Most inspectors are not just looking for a lab that can process a sample. They are looking for a partner that helps them stay efficient, look professional, and serve clients well.

That usually means finding a lab that offers:

  • Accredited analysis
  • Fast, reliable turnaround
  • Clear reports
  • Easy logistics
  • Helpful support
  • Consistent service
  • Inspector-friendly tools

The best lab relationship is one that makes your work easier, not more complicated.

How Moldlab Supports Inspectors

At Moldlab, we work with inspectors who need fast accredited results, clear reports, and reliable service. We are AIHA EMLAP LLC and NVLAP accredited, open seven days a week, and do not charge weekend upcharges. We focus on practical support, easy logistics, and reporting that helps inspectors move projects forward with confidence. If you are comparing lab partners, visit our resources for new mold inspectors to see how Moldlab supports turnaround, reporting, and day-to-day field logistics.

Final Thoughts

Choosing a mold lab is not just about who can test a sample. It is about finding a lab that supports your standards, your schedule, and your client experience.

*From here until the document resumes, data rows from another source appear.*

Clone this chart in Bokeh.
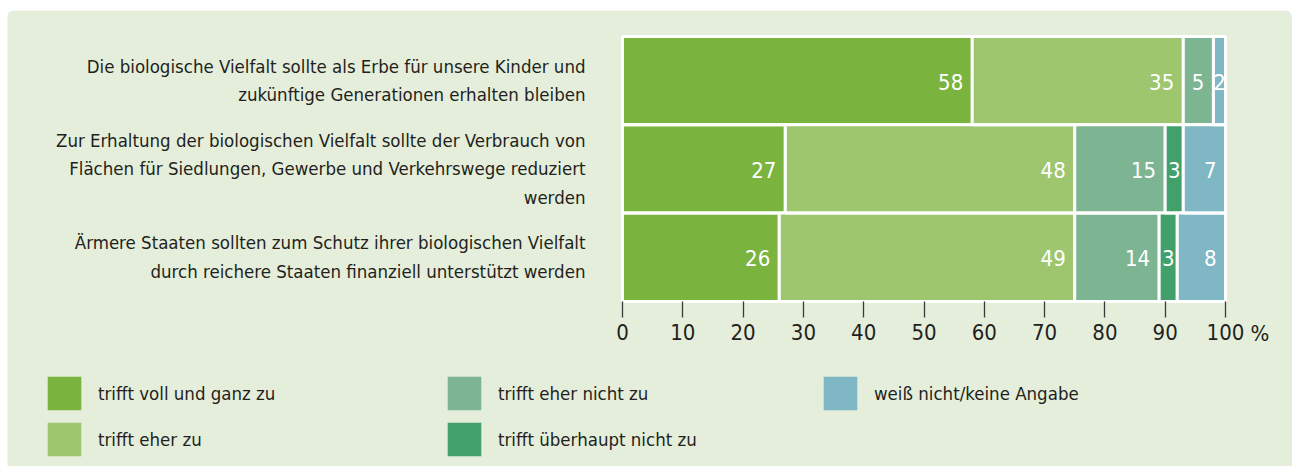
from bokeh.plotting import figure
from bokeh.models import (ColumnDataSource, Range1d, Legend, LegendItem,
                          Label, FixedTicker, LinearAxis)
from bokeh.embed import file_html
from bokeh.resources import INLINE
from bokeh.core.properties import value

# ---------------- data ----------------
statements = [
    "Die biologische Vielfalt sollte als Erbe für unsere Kinder und\nzukünftige Generationen erhalten bleiben",
    "Zur Erhaltung der biologischen Vielfalt sollte der Verbrauch von\nFlächen für Siedlungen, Gewerbe und Verkehrswege reduziert\nwerden",
    "Ärmere Staaten sollten zum Schutz ihrer biologischen Vielfalt\ndurch reichere Staaten finanziell unterstützt werden",
]
answers = ["trifft voll und ganz zu", "trifft eher zu", "trifft eher nicht zu",
           "trifft überhaupt nicht zu", "weiß nicht/keine Angabe"]
voll_und_ganz = [58, 27, 26]
eher_zu = [35, 48, 49]
eher_nicht = [5, 15, 14]
ueberhaupt_nicht = [0, 3, 3]
weiss_nicht = [2, 7, 8]
x_ticks = [0, 10, 20, 30, 40, 50, 60, 70, 80, 90, 100]

series = [voll_und_ganz, eher_zu, eher_nicht, ueberhaupt_nicht, weiss_nicht]
colors = ["#7ab43f", "#9dc66f", "#7db592", "#42a06b", "#7fb7c4"]

FONT = "DejaVu Sans Condensed, Roboto, sans-serif"
TXT = "#231f20"
BG = "#e5eedb"

# ---------------- layout constants (pixels) ----------------
W, H = 1285, 456
X0_PX = 615          # where x = 0 sits, from the figure's left edge
PX_PER_X = 6.03
BAR_TOP_PX = 26      # top of the bar block, from the figure's top edge
PX_PER_ROW = 88.3

n = len(statements)
row_y = [n - 1 - i for i in range(n)]          # top statement highest
x_start = -X0_PX / PX_PER_X
x_end = x_start + W / PX_PER_X
y_end = (n - 0.5) + BAR_TOP_PX / PX_PER_ROW
y_start = y_end - H / PX_PER_ROW

p = figure(width=W, height=H, output_backend="svg", toolbar_location=None,
           x_range=Range1d(x_start, x_end), y_range=Range1d(y_start, y_end),
           x_axis_location=None, y_axis_location=None,
           min_border=0, min_border_left=0, min_border_right=0,
           min_border_top=0, min_border_bottom=0)
p.styles = {"margin-left": "7px", "margin-top": "10px",
            "border-radius": "8px 8px 0 0", "overflow": "hidden"}
p.background_fill_color = BG
p.border_fill_color = BG
p.outline_line_color = None
p.grid.visible = False

# stacked bars
fill_renderers = []
lab_big = dict(x=[], y=[], t=[])
lab_small = dict(x=[], y=[], t=[])
left = [0] * n
for vals, col in zip(series, colors):
    right = [l + v for l, v in zip(left, vals)]
    src = ColumnDataSource(dict(y=row_y, left=left, right=right))
    r = p.hbar(y="y", left="left", right="right", height=1, source=src,
               fill_color=col, line_color=None)
    fill_renderers.append(r)
    p.hbar(y="y", left="left", right="right", height=1, source=src,
           fill_alpha=0, line_color="white", line_width=3)
    for yy, l, rr, v in zip(row_y, left, right, vals):
        if v == 0:
            continue
        if v <= 3:
            lab_small["x"].append((l + rr) / 2)
            lab_small["y"].append(yy)
            lab_small["t"].append(str(v))
        else:
            lab_big["x"].append(rr)
            lab_big["y"].append(yy)
            lab_big["t"].append(str(v))
    left = right

p.text(x="x", y="y", text="t", source=ColumnDataSource(lab_big),
       text_align="right", text_baseline="middle", x_offset=-9, y_offset=1,
       text_color="white", text_font=value(FONT), text_font_size="22px")
p.text(x="x", y="y", text="t", source=ColumnDataSource(lab_small),
       text_align="center", text_baseline="middle", y_offset=1,
       text_color="white", text_font=value(FONT), text_font_size="22px")

# x axis, fixed at the bottom of the bars
xa = LinearAxis(fixed_location=-0.5, ticker=FixedTicker(ticks=x_ticks))
xa.axis_line_color = None
xa.major_tick_in = 0
xa.major_tick_out = 16
xa.major_tick_line_color = "#3a3a3a"
xa.major_tick_line_width = 1.3
xa.minor_tick_line_color = None
xa.major_label_standoff = 7
xa.major_label_text_font = FONT
xa.major_label_text_font_size = "22px"
xa.major_label_text_color = TXT
p.add_layout(xa, "below")

# y axis carrying the statements, fixed at x = 0
ya = LinearAxis(fixed_location=0, ticker=FixedTicker(ticks=row_y),
                major_label_overrides={yy: s for yy, s in zip(row_y, statements)})
ya.axis_line_color = None
ya.major_tick_line_color = None
ya.minor_tick_line_color = None
ya.major_label_standoff = 31
ya.major_label_text_font = FONT
ya.major_label_text_font_size = "18.5px"
ya.major_label_text_color = TXT
ya.major_label_text_align = "right"
ya.major_label_text_line_height = 1.36
p.add_layout(ya, "left")

p.add_layout(Label(x=100, y=-0.5, text="%", x_offset=25, y_offset=-32,
                   text_baseline="middle", text_font=FONT,
                   text_font_size="22px", text_color=TXT))

# legends (three columns)
def make_legend(idx, loc):
    items = [LegendItem(label=answers[i], renderers=[fill_renderers[i]]) for i in idx]
    lg = Legend(items=items, location=loc, orientation="vertical",
                glyph_width=42, glyph_height=42, spacing=4, label_standoff=13,
                padding=0, margin=0, border_line_color=None,
                background_fill_alpha=0, label_text_font=FONT,
                label_text_font_size="18.5px", label_text_color=TXT)
    p.add_layout(lg, "center")

make_legend([0, 1], (36, 6))
make_legend([2, 3], (436, 6))
make_legend([4], (812, 52))

open("out.html", "w").write(file_html(p, INLINE))
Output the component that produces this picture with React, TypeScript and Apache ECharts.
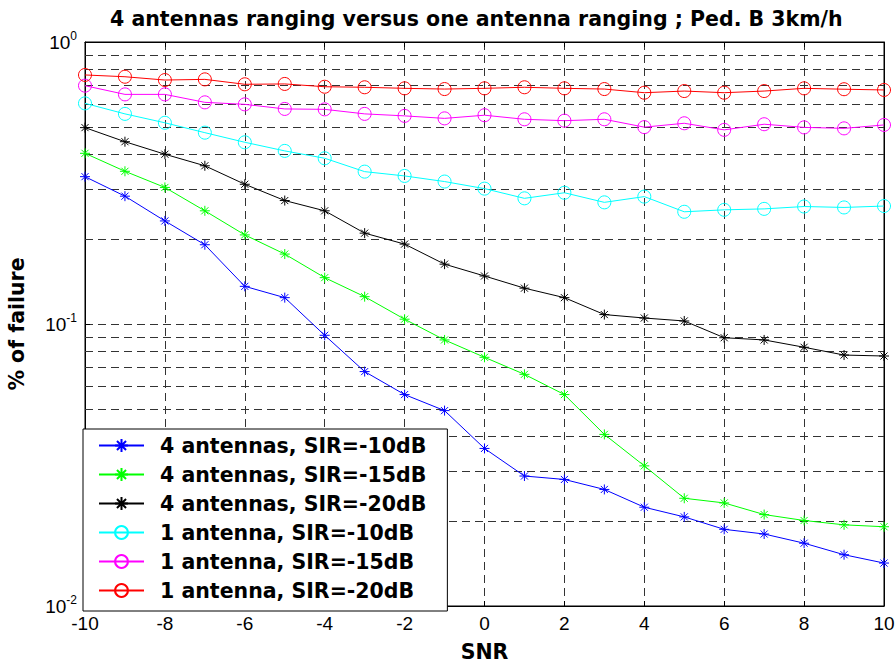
import React, { useEffect, useRef } from "react";
import * as echarts from "echarts";

const snr = [-10, -9, -8, -7, -6, -5, -4, -3, -2, -1, 0, 1, 2, 3, 4, 5, 6, 7, 8, 9, 10];

const ant4Sir10 = [0.333, 0.284, 0.232, 0.191, 0.136, 0.124, 0.0912, 0.0678, 0.0562, 0.0493, 0.0362, 0.0289, 0.0281, 0.0259, 0.0224, 0.0207, 0.0187, 0.018, 0.0167, 0.0152, 0.0142];
const ant4Sir15 = [0.403, 0.348, 0.305, 0.252, 0.207, 0.177, 0.146, 0.125, 0.104, 0.0878, 0.0762, 0.0663, 0.0562, 0.0406, 0.0314, 0.0241, 0.0232, 0.0211, 0.0201, 0.0194, 0.0191];
const ant4Sir20 = [0.497, 0.443, 0.4, 0.364, 0.313, 0.274, 0.252, 0.21, 0.192, 0.163, 0.148, 0.134, 0.124, 0.108, 0.105, 0.1025, 0.0894, 0.0878, 0.0827, 0.0776, 0.077];
const ant1Sir10 = [0.606, 0.556, 0.517, 0.477, 0.441, 0.411, 0.387, 0.347, 0.335, 0.32, 0.302, 0.279, 0.292, 0.27, 0.283, 0.25, 0.254, 0.256, 0.261, 0.259, 0.262];
const ant1Sir15 = [0.7, 0.652, 0.652, 0.611, 0.601, 0.579, 0.577, 0.556, 0.547, 0.536, 0.55, 0.532, 0.526, 0.532, 0.499, 0.515, 0.488, 0.511, 0.498, 0.494, 0.508];
const ant1Sir20 = [0.764, 0.753, 0.733, 0.737, 0.708, 0.71, 0.694, 0.691, 0.685, 0.681, 0.685, 0.691, 0.685, 0.681, 0.661, 0.67, 0.661, 0.67, 0.685, 0.68, 0.676];

const seriesNames = [
  "4 antennas, SIR=-10dB",
  "4 antennas, SIR=-15dB",
  "4 antennas, SIR=-20dB",
  "1 antenna, SIR=-10dB",
  "1 antenna, SIR=-15dB",
  "1 antenna, SIR=-20dB",
];
const seriesValues = [ant4Sir10, ant4Sir15, ant4Sir20, ant1Sir10, ant1Sir15, ant1Sir20];
const seriesColors = ["#0000ff", "#00ff00", "#000000", "#00ffff", "#ff00ff", "#ff0000"];
const seriesMarkers = ["star", "star", "star", "circle", "circle", "circle"];

const minorGridValues = [0.02, 0.03, 0.04, 0.05, 0.06, 0.07, 0.08, 0.09, 0.2, 0.3, 0.4, 0.5, 0.6, 0.7, 0.8, 0.9];

const titleText = "4 antennas ranging versus one antenna ranging ; Ped. B 3km/h";
const xName = "SNR";
const yName = "% of failure";

const STAR = "path://M5,0L5,10M0,5L10,5M1.46,1.46L8.54,8.54M1.46,8.54L8.54,1.46";
const BOLD_FONT = "DejaVu Sans";
const TICK_FONT = "Liberation Sans, Arial, sans-serif";
const GRID_DASH = { type: [8, 5] as any, color: "#333", width: 1 };

export default function App() {
  const ref = useRef<HTMLDivElement>(null);
  useEffect(() => {
    const chart = echarts.init(ref.current!, null, { renderer: "svg" });
    const series: any[] = seriesNames.map((name, i) => {
      const isStar = seriesMarkers[i] === "star";
      const s: any = {
        name,
        type: "line",
        xAxisIndex: 0,
        yAxisIndex: 0,
        data: snr.map((x, j) => [x, seriesValues[i][j]]),
        symbol: isStar ? STAR : "circle",
        symbolSize: isStar ? 10 : 13,
        showSymbol: true,
        lineStyle: { color: seriesColors[i], width: 1 },
        itemStyle: {
          color: isStar ? seriesColors[i] : "rgba(0,0,0,0)",
          borderColor: seriesColors[i],
          borderWidth: 1,
        },
        emphasis: { disabled: true },
        z: 3,
      };
      if (i === 0) {
        s.markLine = {
          silent: true,
          symbol: "none",
          label: { show: false },
          lineStyle: GRID_DASH,
          emphasis: { disabled: true },
          data: minorGridValues.map((v) => ({ yAxis: v })),
          z: 1,
        };
      }
      return s;
    });

    chart.setOption({
      animation: false,
      backgroundColor: "#ffffff",
      title: {
        text: titleText,
        left: 110,
        top: 8,
        padding: 0,
        textStyle: { fontFamily: BOLD_FONT, fontWeight: "bold", fontSize: 20.5, color: "#000" },
      },
      grid: {
        left: 85,
        right: 12,
        top: 42,
        bottom: 60,
        show: true,
        borderColor: "#000",
        borderWidth: 1,
        backgroundColor: "transparent",
        outerBoundsMode: "none",
      },
      legend: {
        orient: "vertical",
        left: 83,
        top: 429,
        padding: [6, 21, 10, 15],
        itemWidth: 45,
        itemHeight: 16,
        itemGap: 8,
        backgroundColor: "#ffffff",
        borderColor: "#000",
        borderWidth: 1,
        borderRadius: 0,
        selectedMode: false,
        data: seriesNames,
        textStyle: {
          fontFamily: BOLD_FONT,
          fontWeight: "bold",
          fontSize: 20.5,
          lineHeight: 20,
          color: "#000",
          padding: [0, 0, 0, 11],
        },
        z: 10,
      },
      xAxis: [
        {
          type: "value",
          min: -10,
          max: 10,
          interval: 2,
          position: "bottom",
          name: xName,
          nameLocation: "middle",
          nameGap: 35,
          nameTextStyle: { fontFamily: BOLD_FONT, fontWeight: "bold", fontSize: 20.5, color: "#000" },
          axisLine: { show: true, onZero: false, lineStyle: { color: "#000", width: 1 } },
          axisTick: { show: true, inside: true, length: 5, lineStyle: { color: "#000" } },
          axisLabel: { fontFamily: TICK_FONT, fontSize: 19, color: "#000", margin: 8 },
          splitLine: { show: true, lineStyle: GRID_DASH },
        },
        {
          type: "value",
          min: -10,
          max: 10,
          interval: 2,
          position: "top",
          axisLine: { show: true, onZero: false, lineStyle: { color: "#000", width: 1 } },
          axisTick: { show: true, inside: true, length: 5, lineStyle: { color: "#000" } },
          axisLabel: { show: false },
          splitLine: { show: false },
        },
      ],
      yAxis: [
        {
          type: "log",
          logBase: 10,
          min: 0.01,
          max: 1,
          position: "left",
          name: yName,
          nameLocation: "middle",
          nameRotate: 90,
          nameGap: 58,
          nameTextStyle: { fontFamily: BOLD_FONT, fontWeight: "bold", fontSize: 20.5, color: "#000" },
          axisLine: { show: true, onZero: false, lineStyle: { color: "#000", width: 1 } },
          axisTick: { show: true, inside: true, length: 5, lineStyle: { color: "#000" } },
          axisLabel: {
            margin: 8,
            formatter: (v: number) => "{b|10}{s|" + Math.round(Math.log10(v)) + "}",
            rich: {
              b: { fontFamily: TICK_FONT, fontSize: 19, lineHeight: 19, color: "#000" },
              s: { fontFamily: TICK_FONT, fontSize: 12, lineHeight: 12, padding: [0, 0, 12, 0], color: "#000" },
            },
          },
          splitLine: { show: true, lineStyle: GRID_DASH },
        },
        {
          type: "log",
          logBase: 10,
          min: 0.01,
          max: 1,
          position: "right",
          axisLine: { show: true, onZero: false, lineStyle: { color: "#000", width: 1 } },
          axisTick: { show: true, inside: true, length: 5, lineStyle: { color: "#000" } },
          axisLabel: { show: false },
          splitLine: { show: false },
        },
      ],
      series,
    });
    return () => chart.dispose();
  }, []);
  return <div ref={ref} style={{ position: "fixed", left: 0, top: 0, width: 896, height: 666 }} />;
}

If you are comparing mold testing laboratories, focus on accreditation, turnaround time, clear reports, communication, and reliability. Those factors can have a real impact on how smoothly your jobs run and how confidently you deliver results. Overall, when comparing options, inspectors should look for a mold analysis lab for inspectors that combines quality standards, responsive service, and dependable turnaround.

A strong lab partner helps you do your work better. That is what makes the choice worth taking seriously.